Sometimes I just want to be loved too.
Sometimes I wonder if a day will come when I won't cry anymore. I know it won't til I get to be in heaven with God.
Sometimes I wonder if a week will pass and I won't have to cry anymore. That may be a real possibility.
Sometimes I wonder why a man hasn't walked into my life who hasn't hurt me in some way.
Sometimes I wonder if one won't hurt me the way the others have. I know when I get to heaven God won't.
Sometimes I wonder if the words people have said to me about me being worthless or the size of my butt will leave me.
Sometimes they echo and I try to base my worth on what God says, not what they said. God sees my heart and in his sight I'm perfect.
Sometimes I wonder if that's all people see of me, the size of my butt, the fact that I'm not highly educated, the fact that I have been quite beaten down and still am.

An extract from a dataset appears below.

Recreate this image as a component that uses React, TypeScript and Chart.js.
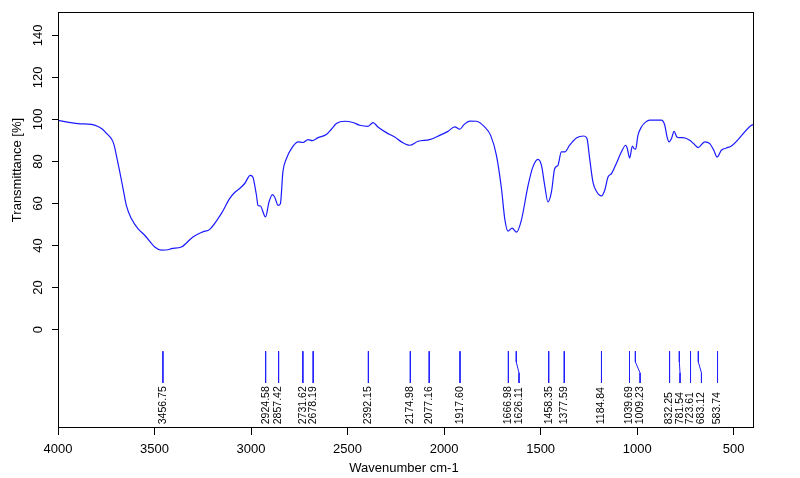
import React, { useEffect, useRef } from "react";
import { Chart, registerables } from "chart.js";

Chart.register(...registerables);

// Spectrum (wavenumber cm-1, transmittance %)
const wavenumbers = [
  4000, 3896, 3827, 3793, 3770, 3749, 3730, 3715, 3706, 3698, 3680, 3663, 3646, 3620, 3586, 3551, 3499, 3464, 3430,
  3413, 3361, 3301, 3250, 3214, 3154, 3111, 3085, 3059, 3033, 3004, 2990, 2986, 2972, 2964, 2952,
  2925, 2907, 2889, 2878, 2860, 2848, 2835, 2817, 2791, 2757, 2731, 2705, 2683, 2653, 2610, 2584,
  2558, 2515, 2472, 2437, 2394, 2368, 2343, 2299, 2256, 2221, 2178, 2135, 2075, 2032, 1980, 1945,
  1919, 1897, 1868, 1833, 1790, 1759, 1729, 1703, 1686, 1669, 1648, 1625, 1600, 1565, 1540, 1514,
  1496, 1479, 1462, 1444, 1427, 1410, 1393, 1375, 1350, 1315, 1276, 1260, 1246, 1229, 1211, 1185,
  1168, 1151, 1133, 1108, 1082, 1059, 1051, 1039, 1025, 1016, 1008, 996, 978, 955, 935, 875,
  857, 845, 835, 822, 809, 794, 781, 763, 728, 708, 684, 650, 624, 603, 586, 564,
  538, 512, 408, 400,
];
const transmittance = [
  99.5, 98.0, 97.6, 96.6, 95.3, 93.4, 91.6, 89.3, 86.6, 83.0, 75.0, 67.1, 59.1, 52.8, 48.0, 44.9, 39.3, 37.8, 38.0,
  38.5, 39.3, 44.1, 46.5, 47.7, 55.2, 62.3, 65.2, 67.1, 69.5, 73.4, 72.5, 71.0, 63.9, 59.1, 58.8,
  53.6, 60.7, 64.2, 63.1, 59.1, 59.9, 75.0, 81.3, 86.1, 89.3, 89.0, 90.4, 89.9, 91.3, 92.8, 95.3,
  98.0, 99.1, 98.5, 97.2, 96.7, 98.5, 96.4, 93.7, 91.6, 89.3, 87.7, 89.6, 90.4, 92.0, 94.3, 96.4,
  95.3, 97.5, 99.2, 99.1, 96.4, 92.4, 82.9, 67.1, 52.8, 46.8, 48.3, 46.4, 52.0, 68.6, 77.4, 81.0,
  78.2, 68.6, 60.7, 65.5, 76.6, 78.2, 84.5, 84.5, 87.7, 91.2, 92.1, 90.9, 81.3, 70.2, 65.8, 63.6,
  66.3, 72.6, 74.2, 79.0, 84.5, 87.7, 86.1, 81.6, 87.3, 86.1, 85.8, 92.4, 96.4, 98.8, 99.6, 99.6,
  97.2, 91.6, 89.3, 90.9, 94.3, 91.6, 91.3, 91.3, 90.1, 88.5, 86.6, 89.3, 88.5, 85.3, 82.1, 85.3,
  86.4, 87.3, 97.2, 97.5,
];

// Peak picks
const peakPositions = [
  3456.75, 2924.58, 2857.42, 2731.62, 2678.19, 2392.15, 2174.98, 2077.16, 1917.6, 1666.98, 1626.11,
  1458.35, 1377.59, 1184.84, 1039.69, 1009.23, 832.25, 781.54, 723.61, 683.12, 583.74,
];
const peakLabels = [
  "3456.75", "2924.58", "2857.42", "2731.62", "2678.19", "2392.15", "2174.98", "2077.16", "1917.60",
  "1666.98", "1626.11", "1458.35", "1377.59", "1184.84", "1039.69", "1009.23", "832.25", "781.54",
  "723.61", "683.12", "583.74",
];
const peakLabelPositions = [
  3456.75, 2924.58, 2857.42, 2731.62, 2678.19, 2392.15, 2174.98, 2077.16, 1917.6, 1666.98, 1612,
  1458.35, 1377.59, 1184.84, 1039.69, 985, 832.25, 778, 723.61, 667, 583.74,
];

const xTicks = [4000, 3500, 3000, 2500, 2000, 1500, 1000, 500];
const yTicks = [0, 20, 40, 60, 80, 100, 120, 140];

const X_MIN = 400;
const X_MAX = 4000;
const Y_MIN = -46.8;
const Y_MAX = 150.6;
const MARK_TOP = -10.3;
const MARK_BEND1 = -15.4;
const MARK_BEND2 = -20.6;
const MARK_BOTTOM = -25.4;
const LABEL_BASE = -45;

const FONT = "'Liberation Sans', Arial, sans-serif";

const overlayPlugin = {
  id: "irOverlay",
  afterDraw(chart: any) {
    const { ctx } = chart;
    const xs = chart.scales.x;
    const ys = chart.scales.y;
    ctx.save();
    // frame
    ctx.strokeStyle = "#000";
    ctx.lineWidth = 1;
    ctx.strokeRect(58.5, 12.5, 695, 415);

    ctx.fillStyle = "#000";
    // y tick labels (rotated)
    ctx.font = `13px ${FONT}`;
    ctx.textAlign = "center";
    ctx.textBaseline = "alphabetic";
    yTicks.forEach((v) => {
      const py = ys.getPixelForValue(v);
      ctx.save();
      ctx.translate(41.5, py);
      ctx.rotate(-Math.PI / 2);
      ctx.fillText(String(v), 0, 0);
      ctx.restore();
    });

    // y title
    ctx.font = `13px ${FONT}`;
    ctx.save();
    ctx.translate(20.5, 170);
    ctx.rotate(-Math.PI / 2);
    ctx.fillText("Transmittance [%]", 0, 0);
    ctx.restore();

    // x title
    ctx.fillText("Wavenumber cm-1", 404, 471.5);

    // peak labels
    ctx.font = `10.5px ${FONT}`;
    ctx.textAlign = "left";
    ctx.textBaseline = "middle";
    const baseY = ys.getPixelForValue(LABEL_BASE);
    peakLabels.forEach((lab, i) => {
      const px = xs.getPixelForValue(peakLabelPositions[i]);
      ctx.save();
      ctx.translate(px, baseY);
      ctx.rotate(-Math.PI / 2);
      ctx.fillText(lab, 0, 0);
      ctx.restore();
    });
    ctx.restore();
  },
};

export default function App() {
  const ref = useRef<HTMLCanvasElement | null>(null);

  useEffect(() => {
    document.body.style.margin = "0";
    const canvas = ref.current;
    if (!canvas) return;

    const spectrum = wavenumbers.map((w, i) => ({ x: w, y: transmittance[i] }));
    const markerSets = peakPositions.map((p, i) => ({
      data: [
        { x: p, y: MARK_TOP },
        { x: p, y: MARK_BEND1 },
        { x: peakLabelPositions[i], y: MARK_BEND2 },
        { x: peakLabelPositions[i], y: MARK_BOTTOM },
      ],
      borderColor: "#2020ff",
      borderWidth: 1,
      pointRadius: 0,
      tension: 0,
      fill: false,
    }));

    const chart = new Chart(canvas, {
      type: "line",
      data: {
        datasets: [
          {
            data: spectrum,
            borderColor: "#1a1aff",
            borderWidth: 1.2,
            pointRadius: 0,
            cubicInterpolationMode: "monotone",
            fill: false,
          },
          ...markerSets,
        ],
      },
      options: {
        animation: false,
        responsive: false,
        devicePixelRatio: 1,
        layout: { padding: { left: 0, top: 13, right: 47, bottom: 0 } },
        plugins: { legend: { display: false }, tooltip: { enabled: false } },
        elements: { point: { radius: 0 } },
        scales: {
          x: {
            type: "linear",
            reverse: true,
            min: X_MIN,
            max: X_MAX,
            afterBuildTicks: (s: any) => {
              s.ticks = xTicks.map((v) => ({ value: v }));
            },
            afterFit: (s: any) => {
              s.height = 50;
            },
            grid: { drawOnChartArea: false, drawTicks: true, tickLength: 7, color: "#000" },
            border: { display: false },
            ticks: {
              font: { family: FONT, size: 13 },
              color: "#000",
              padding: 7,
              maxRotation: 0,
              minRotation: 0,
              autoSkip: false,
              callback: (v: any) => String(v),
            },
          },
          y: {
            type: "linear",
            min: Y_MIN,
            max: Y_MAX,
            afterBuildTicks: (s: any) => {
              s.ticks = yTicks.map((v) => ({ value: v }));
            },
            afterFit: (s: any) => {
              s.width = 58;
            },
            grid: { drawOnChartArea: false, drawTicks: true, tickLength: 6, color: "#000" },
            border: { display: false },
            ticks: { display: false },
          },
        },
      },
      plugins: [overlayPlugin],
    } as any);

    return () => chart.destroy();
  }, []);

  return (
    <div style={{ width: 800, height: 478, background: "#fff" }}>
      <canvas ref={ref} width={800} height={478} style={{ display: "block" }} />
    </div>
  );
}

Sometimes I remember that God is my protector and that it's written Do not take revenge, my friends, but leave room for God's wrath, for it is written: Romans 12:19 "It is mine to avenge; I will repay," says the Lord.

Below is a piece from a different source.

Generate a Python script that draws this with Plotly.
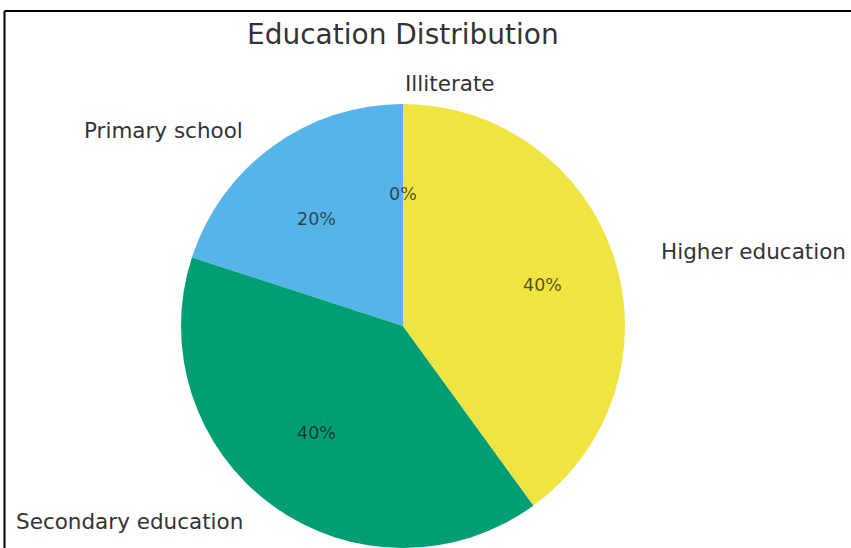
import math
import plotly.graph_objects as go

# ---- data ----
categories = ["Illiterate", "Primary school", "Secondary education", "Higher education"]
values = [0, 20, 40, 40]
colors = ["#E69F00", "#56B4E9", "#009E73", "#F0E442"]
title_text = "Education Distribution"

# ---- layout constants (pixels) ----
W, H = 851, 548
cx, cy = 403, 326      # pie centre
r = 222                # pie radius
rx, ry = 245, 220      # text placement radii (reference geometry)

def px(x):
    return x / W

def py(y):
    return 1 - y / H

fig = go.Figure()
fig.add_trace(go.Pie(
    labels=categories,
    values=values,
    marker=dict(colors=colors, line=dict(width=0)),
    sort=False,
    direction="counterclockwise",
    rotation=0,
    textinfo="none",
    hoverinfo="label+percent",
    showlegend=False,
    domain=dict(x=[px(cx - r), px(cx + r)], y=[max(0, py(cy + r)), py(cy - r)]),
))

annotations = []
total = sum(values)
start = 90.0
for cat, v in zip(categories, values):
    span = 360.0 * v / total
    mid = math.radians(start + span / 2)
    start += span
    c, s = math.cos(mid), math.sin(mid)
    annotations.append(dict(
        x=px(cx + 0.6 * rx * c), y=py(cy - 0.6 * ry * s),
        xref="paper", yref="paper", showarrow=False,
        text=f"{round(100 * v / total)}%",
        font=dict(family="DejaVu Sans", size=17.5, color="rgba(20,20,20,0.72)"),
        xanchor="center", yanchor="middle",
    ))
    annotations.append(dict(
        x=px(cx + 1.1 * rx * c), y=py(cy - 1.1 * ry * s),
        xref="paper", yref="paper", showarrow=False,
        text=cat,
        font=dict(family="DejaVu Sans", size=21.5, color="#333333"),
        xanchor="left" if c > -1e-9 else "right", yanchor="middle",
    ))

annotations.append(dict(
    x=px(403), y=py(35), xref="paper", yref="paper", showarrow=False,
    text=title_text, font=dict(family="DejaVu Sans", size=28, color="#333333"),
    xanchor="center", yanchor="middle",
))

fig.update_layout(
    width=W, height=H,
    margin=dict(l=0, r=0, t=0, b=0),
    paper_bgcolor="white", plot_bgcolor="white",
    annotations=annotations,
    shapes=[
        dict(type="line", xref="paper", yref="paper",
             x0=px(4.5), x1=1, y0=py(11), y1=py(11), line=dict(color="black", width=2)),
        dict(type="line", xref="paper", yref="paper",
             x0=px(4.5), x1=px(4.5), y0=py(11), y1=0, line=dict(color="black", width=2)),
    ],
)

fig.write_html("out.html", config={"displayModeBar": False},
               post_script="document.body.style.margin='0px';")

Sometimes it's hard for me to remember that and not take God's work into my hands.
Sometimes it's hard to remember that God has forgiven me, so I need to forgive.
Sometimes I want to stay in bed all day because I'm tired of being a punching bag to those who have no one better to pick on.

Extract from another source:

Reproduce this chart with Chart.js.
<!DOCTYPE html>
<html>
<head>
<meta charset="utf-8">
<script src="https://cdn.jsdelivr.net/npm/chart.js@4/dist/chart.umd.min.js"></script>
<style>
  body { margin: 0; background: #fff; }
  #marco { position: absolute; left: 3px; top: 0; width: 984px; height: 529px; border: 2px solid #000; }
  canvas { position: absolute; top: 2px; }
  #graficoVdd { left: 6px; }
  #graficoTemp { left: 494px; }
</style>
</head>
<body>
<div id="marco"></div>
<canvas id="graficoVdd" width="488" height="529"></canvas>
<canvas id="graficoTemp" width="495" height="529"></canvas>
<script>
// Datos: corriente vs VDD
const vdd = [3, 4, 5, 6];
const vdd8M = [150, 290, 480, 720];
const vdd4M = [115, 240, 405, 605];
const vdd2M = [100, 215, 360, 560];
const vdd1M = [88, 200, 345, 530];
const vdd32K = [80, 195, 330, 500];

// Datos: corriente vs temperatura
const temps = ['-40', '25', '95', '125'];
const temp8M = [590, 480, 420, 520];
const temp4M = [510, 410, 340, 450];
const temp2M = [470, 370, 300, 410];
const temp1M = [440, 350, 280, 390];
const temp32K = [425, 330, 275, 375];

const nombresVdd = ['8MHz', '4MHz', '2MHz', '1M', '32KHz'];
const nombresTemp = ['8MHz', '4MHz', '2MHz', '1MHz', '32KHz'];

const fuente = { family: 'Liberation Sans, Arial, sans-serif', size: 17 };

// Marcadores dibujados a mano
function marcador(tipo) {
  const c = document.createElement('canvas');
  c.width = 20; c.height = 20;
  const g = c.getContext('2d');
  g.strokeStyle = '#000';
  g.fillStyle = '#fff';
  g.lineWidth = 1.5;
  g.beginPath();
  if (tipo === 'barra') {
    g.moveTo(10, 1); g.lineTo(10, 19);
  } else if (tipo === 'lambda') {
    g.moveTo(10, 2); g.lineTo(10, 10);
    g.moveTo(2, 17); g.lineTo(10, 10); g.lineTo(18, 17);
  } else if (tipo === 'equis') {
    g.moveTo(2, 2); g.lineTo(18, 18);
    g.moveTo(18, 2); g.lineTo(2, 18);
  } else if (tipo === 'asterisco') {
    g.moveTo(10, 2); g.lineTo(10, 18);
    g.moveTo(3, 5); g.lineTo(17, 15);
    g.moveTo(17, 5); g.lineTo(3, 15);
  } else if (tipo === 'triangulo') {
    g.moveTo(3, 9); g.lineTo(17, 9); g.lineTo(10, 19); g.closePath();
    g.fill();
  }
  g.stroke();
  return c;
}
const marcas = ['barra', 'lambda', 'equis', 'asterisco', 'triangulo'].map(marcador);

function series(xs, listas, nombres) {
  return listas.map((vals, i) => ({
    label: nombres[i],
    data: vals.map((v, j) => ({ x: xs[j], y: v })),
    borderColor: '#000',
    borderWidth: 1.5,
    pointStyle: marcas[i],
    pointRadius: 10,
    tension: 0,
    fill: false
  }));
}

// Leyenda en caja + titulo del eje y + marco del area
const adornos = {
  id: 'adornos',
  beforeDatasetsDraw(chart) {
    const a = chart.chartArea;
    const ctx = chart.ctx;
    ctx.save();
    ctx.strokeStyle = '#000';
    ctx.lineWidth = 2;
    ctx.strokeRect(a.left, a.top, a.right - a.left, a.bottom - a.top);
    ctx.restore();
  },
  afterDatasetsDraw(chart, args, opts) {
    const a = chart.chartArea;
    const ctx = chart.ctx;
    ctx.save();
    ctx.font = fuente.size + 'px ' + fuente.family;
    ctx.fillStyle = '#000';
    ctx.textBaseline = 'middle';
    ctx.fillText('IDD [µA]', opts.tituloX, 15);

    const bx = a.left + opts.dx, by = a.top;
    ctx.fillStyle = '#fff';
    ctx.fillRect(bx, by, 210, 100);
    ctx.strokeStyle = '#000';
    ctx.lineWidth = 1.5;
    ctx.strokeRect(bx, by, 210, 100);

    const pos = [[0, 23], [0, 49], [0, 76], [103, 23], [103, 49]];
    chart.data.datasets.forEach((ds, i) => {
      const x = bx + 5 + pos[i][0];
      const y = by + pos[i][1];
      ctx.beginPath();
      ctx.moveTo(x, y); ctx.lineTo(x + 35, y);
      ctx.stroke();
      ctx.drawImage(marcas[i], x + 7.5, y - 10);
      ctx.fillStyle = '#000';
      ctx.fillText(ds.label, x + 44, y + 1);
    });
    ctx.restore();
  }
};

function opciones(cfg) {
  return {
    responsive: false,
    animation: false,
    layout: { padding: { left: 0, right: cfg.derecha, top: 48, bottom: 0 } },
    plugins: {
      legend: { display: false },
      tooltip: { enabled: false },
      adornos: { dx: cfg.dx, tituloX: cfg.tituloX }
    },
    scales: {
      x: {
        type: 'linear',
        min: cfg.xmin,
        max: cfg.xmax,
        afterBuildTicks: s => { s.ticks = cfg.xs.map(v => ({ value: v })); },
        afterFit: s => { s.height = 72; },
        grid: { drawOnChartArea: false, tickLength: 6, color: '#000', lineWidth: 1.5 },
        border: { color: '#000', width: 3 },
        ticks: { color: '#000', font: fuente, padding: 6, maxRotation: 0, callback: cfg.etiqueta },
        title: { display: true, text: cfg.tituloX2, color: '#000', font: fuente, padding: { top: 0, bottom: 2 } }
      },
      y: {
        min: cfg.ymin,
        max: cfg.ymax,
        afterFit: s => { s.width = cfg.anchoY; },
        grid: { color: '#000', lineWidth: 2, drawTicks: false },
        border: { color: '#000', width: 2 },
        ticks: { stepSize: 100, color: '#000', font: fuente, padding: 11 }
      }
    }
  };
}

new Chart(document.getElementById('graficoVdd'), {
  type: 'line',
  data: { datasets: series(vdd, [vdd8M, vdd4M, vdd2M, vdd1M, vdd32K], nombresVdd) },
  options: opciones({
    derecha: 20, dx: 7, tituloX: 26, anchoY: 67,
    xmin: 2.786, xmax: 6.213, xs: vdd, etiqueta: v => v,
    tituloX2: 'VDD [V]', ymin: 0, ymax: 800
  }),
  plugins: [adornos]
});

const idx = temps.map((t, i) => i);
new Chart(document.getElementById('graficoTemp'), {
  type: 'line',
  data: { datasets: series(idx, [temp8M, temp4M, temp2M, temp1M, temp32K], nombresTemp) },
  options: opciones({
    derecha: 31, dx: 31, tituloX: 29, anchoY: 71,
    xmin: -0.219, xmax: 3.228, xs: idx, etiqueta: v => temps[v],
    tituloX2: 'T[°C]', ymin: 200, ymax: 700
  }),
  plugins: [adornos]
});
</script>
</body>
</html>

Sometimes I have to sit in the bathroom in front of the mirror and look at my eyes and say "you are beautiful." I am because God says I am.
Sometimes I get tired of doing stuff for people who just use me horribly. Some days I just want to tell them to piss off, but then I have to remember that God sent His only son, so us horrible human beings can have eternal life with God.
Sometimes like now when I have been crying probably 7 hours out of 24 I have to keep focused that God is using all this for good. Satan is pressing hard and I just have to keep my eyes fixed on God.
Sometimes I picture God as a light house and I'm out on this crazy sea. Storm after storm keeps coming, but I know God has me in His hands.
Sometimes I wonder if the hole I have in my heart will ever be filled, but then God sends peace to overwhelm me to fill it. I wish I could have His peace all the time, because it hurts so bad.
Sometimes I wonder why God loves me. Sometimes I even doubt that He does, but it is written that He does.
Sometimes I have to remind myself over and over like twice in this posting that God doesn't care what the size of my butt is, He doesn't care how big my bank account is, He doesn't care if I didn't do the dishes or if I forgot to clean something.
Sometimes I have to remember that God has had His hand on me since I was a small child, guiding me to where I am now.
Sometimes I have to remind myself that these trials are character builders. They are tough and they are painful, but victory is close at hand.
Sometimes I have to remind myself that His eye never leaves me. I'm perfect in His sight.
Sometimes I have to remind myself that while all the other men and I do mean every single one that has come into my life has treated me horribly........God is not them. God isn't mean. God isn't hurtful. God doesn't like when people do those things. God loves me for who I am and He made me this way.
Sometimes I just want to lay down and die because I'm tired. I just have to hang on and remember that God won't let anything happen to me that Him and I can't handle together.
Sometimes I have to remember that right now I am in His loving arms and He is carrying me, for I am too weak to hold my head up.
Sometimes I have to remember that He is all the strength I need.
Sometimes I feel like giving up, but God will not let me.
Sometimes I have to remember and tell myself that I am more than what I have been told I am.
Sometimes I have to remember that this trial will end.
Sometimes I have to remind myself Ephesians 4:26 In your anger do not sin........I have to remind myself of this over and over and over.........Breathe and relax and not say anything.
Sometimes I have to remember Proverbs 13:3 He who guards his lips guards his life, but he who speaks rashly will come to ruin. In my Christian walk this has been the hardest.
Sometimes on days like today where it seems like 24 hours have been 48, I have to go to sleep because my eyes hurt from crying.
God is bigger than, the air we breathe, the world we'll leave! My glorious!